Partially true — but investors want to see hockey-stick growth metrics. If your bootstrapped business is growing steadily at 20–30% per year, that may not be exciting enough for VC. Bootstrapping and VC often attract different types of businesses, not just different stages of the same business.
Decision Framework: Bootstrap or Raise?
Use these questions to guide your decision:
1. Does your business model require outside capital to function? Some businesses — marketplaces, hardware, biotech — literally cannot be built without substantial capital. Most service businesses, software businesses, and content businesses can bootstrap to profitability.
2. Are you in a winner-take-all market? If there can only be one winner and speed determines the winner, you may need capital to compete. If the market is fragmented and relationships or quality determine outcomes, bootstrapping is more viable.
3. Do you want control over your business's direction? If yes, bootstrap. Investors — even the best ones — have their own agendas, return requirements, and timelines that may not align with yours.

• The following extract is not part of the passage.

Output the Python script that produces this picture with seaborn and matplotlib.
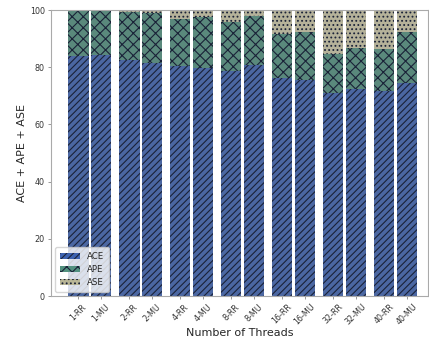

4. Are you optimizing for a big exit or for income and lifestyle? If you want to build income and freedom, bootstrapping is almost always the right answer. If you want to swing for a $100M+ exit, VC may be worth the trade-offs.
5. What's your personal financial position? If you have $50,000–$200,000 in savings, use the War Chest Calculator to see how long that runway lasts. With 12–18 months of runway, a bootstrapped business has a real chance to reach profitability before you run out of personal capital.
For most people leaving corporate careers, bootstrapping isn't just the practical path — it's the path that preserves the very thing that motivated them to leave in the first place: freedom and control.